Es blieb nur noch das Problem der fehlenden sowjetischen Auslandsbasen. Westliche Medien lösten es, indem sie in dieser Zeit immer wieder neue »Stützpunkte der Roten Flotte« erfanden, wo sowjetische Schiffe in Wirklichkeit nur die Möglichkeit hatten, Treibstoff und Lebensmittel an Bord zu nehmen.
Eine sich über Jahre hinziehende Episode des westlichen Propagandakrieges gegen die »Rote Flotte« waren die angeblichen Sichtungen oder akustischen Ortungen sowjetischer U-Boote in den Gewässern rund um Schweden. Realer Ausgangspunkt dieser Hysterie war ein Vorfall Ende Oktober 1981: Ein sowjetisches U-Boot hatte sich, nach Moskauer Angaben unabsichtlich aufgrund von Navigationsfehlern, in ein militärisches Sperrgebiet um den schwedischen Marinestützpunkt Karlskrona manövriert, war zwischen den Schären auf Grund gelaufen, wurde von schwedischen Streitkräften eingekreist und kam erst zehn Tage später wieder frei.
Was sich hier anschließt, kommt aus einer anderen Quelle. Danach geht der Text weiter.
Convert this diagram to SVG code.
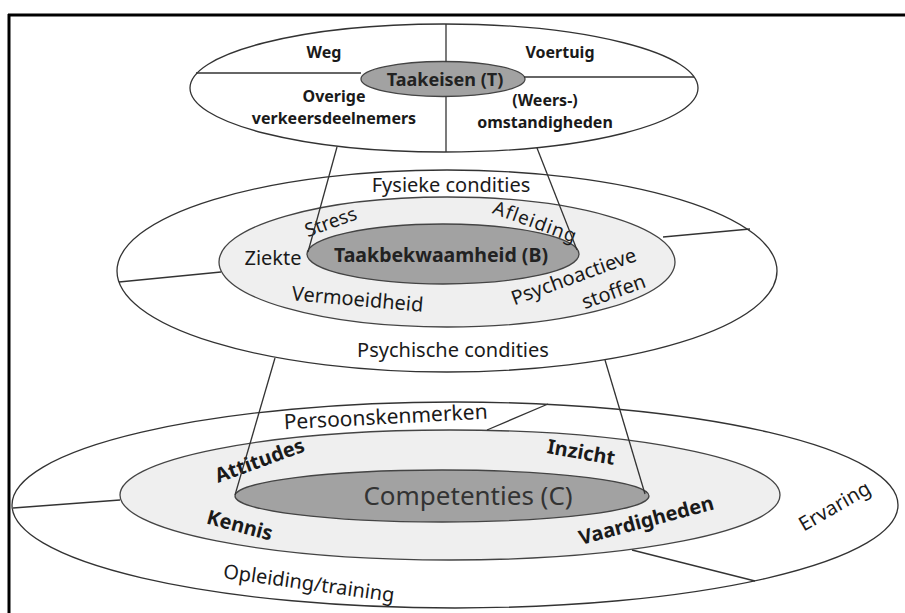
<svg xmlns="http://www.w3.org/2000/svg" width="905" height="613" viewBox="0 0 905 613">
<style>
.ring{fill:#ffffff;stroke:#333;stroke-width:1.3}
.light{fill:#efefef;stroke:#444;stroke-width:1.3}
.dark{fill:#a2a2a2;stroke:#444;stroke-width:1.3}
.ln{stroke:#333;stroke-width:1.3;fill:none}
text{font-family:"Noto Sans","Open Sans","DejaVu Sans",sans-serif;fill:#1a1a1a;text-anchor:middle}
.t{font-size:16px;font-weight:bold}
.m{font-size:20px}
.b{font-size:20px}
.bb{font-size:20px;font-weight:bold}
</style>
<rect x="0" y="0" width="905" height="613" fill="#ffffff"/>
<g id="frame">
<line x1="8" y1="15" x2="905" y2="15" stroke="#000" stroke-width="3"/>
<line x1="9" y1="14" x2="9" y2="613" stroke="#000" stroke-width="3"/>
</g>
<g id="level-C">
<ellipse class="ring" cx="455" cy="505" rx="443" ry="103"/>
<ellipse class="light" cx="450" cy="495" rx="330" ry="65"/>
<ellipse class="dark" cx="442" cy="496" rx="207" ry="26"/>
<text x="468" y="505" style="font-size:26px;fill:#333">Competenties (C)</text>
<text class="b" transform="translate(386,424) rotate(-3)" style="font-size:21px">Persoonskenmerken</text>
<text class="bb" transform="translate(262,467) rotate(-20)">Attitudes</text>
<text class="bb" transform="translate(580,459) rotate(10)">Inzicht</text>
<text class="bb" transform="translate(238,532) rotate(15)">Kennis</text>
<text class="bb" transform="translate(648,527) rotate(-15)">Vaardigheden</text>
<text class="b" transform="translate(838,512) rotate(-30)">Ervaring</text>
<text class="b" transform="translate(308,590) rotate(8)">Opleiding/training</text>
</g>
<g id="level-B">
<ellipse class="ring" cx="447" cy="271" rx="330" ry="101"/>
<ellipse class="light" cx="447" cy="262" rx="228" ry="65"/>
<ellipse class="dark" cx="443" cy="254" rx="136" ry="30"/>
<text x="441" y="262" style="font-size:19.5px;font-weight:bold;fill:#222">Taakbekwaamheid (B)</text>
<text class="m" x="451" y="192">Fysieke condities</text>
<text class="m" x="453" y="357">Psychische condities</text>
<text class="m" transform="translate(333,228) rotate(-20)" style="font-size:19px">Stress</text>
<text class="m" transform="translate(533,228) rotate(20)" style="font-size:19px" letter-spacing="1">Afleiding</text>
<text class="m" x="273" y="265">Ziekte</text>
<text class="m" transform="translate(357,306) rotate(5)">Vermoeidheid</text>
<text class="m" transform="translate(576,283) rotate(-20)">Psychoactieve</text>
<text class="m" transform="translate(616,298) rotate(-20)">stoffen</text>
</g>
<g id="level-T">
<ellipse class="ring" cx="444" cy="88" rx="254" ry="64"/>
<ellipse class="dark" cx="443" cy="79" rx="82" ry="17.5"/>
<text x="445" y="86" style="font-size:18px;font-weight:bold;fill:#222">Taakeisen (T)</text>
<text class="t" x="324" y="58">Weg</text>
<text class="t" x="560" y="58">Voertuig</text>
<text class="t" x="334" y="102">Overige</text>
<text class="t" x="334" y="124">verkeersdeelnemers</text>
<text class="t" x="545" y="106">(Weers-)</text>
<text class="t" x="545" y="128">omstandigheden</text>
</g>
<g id="connectors">
<line class="ln" x1="446" y1="24" x2="446" y2="61.5"/>
<line class="ln" x1="446" y1="96.5" x2="446" y2="152"/>
<line class="ln" x1="196" y1="73" x2="361" y2="73"/>
<line class="ln" x1="524" y1="77" x2="694" y2="77"/>
<line class="ln" x1="337" y1="147" x2="308" y2="252"/>
<line class="ln" x1="537" y1="148" x2="577" y2="250"/>
<line class="ln" x1="119" y1="282" x2="221" y2="272"/>
<line class="ln" x1="663" y1="237" x2="750" y2="229"/>
<line class="ln" x1="275" y1="358" x2="235" y2="495"/>
<line class="ln" x1="605" y1="360" x2="645" y2="494"/>
<line class="ln" x1="13" y1="508" x2="120" y2="500"/>
<line class="ln" x1="487" y1="430" x2="548" y2="404"/>
<line class="ln" x1="632" y1="550" x2="755" y2="581"/>
</g>
</svg>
Seither gab es in Schweden bis zum Ende der Sowjetunion immer wieder angebliche U-Boot-Beobachtungen, die an die Popularität des Monsters im schottischen Loch Ness erinnern. In den meisten Fällen wurde schlüssig nachgewiesen, dass es sich um falsch interpretierte natürliche Vorgänge handelte.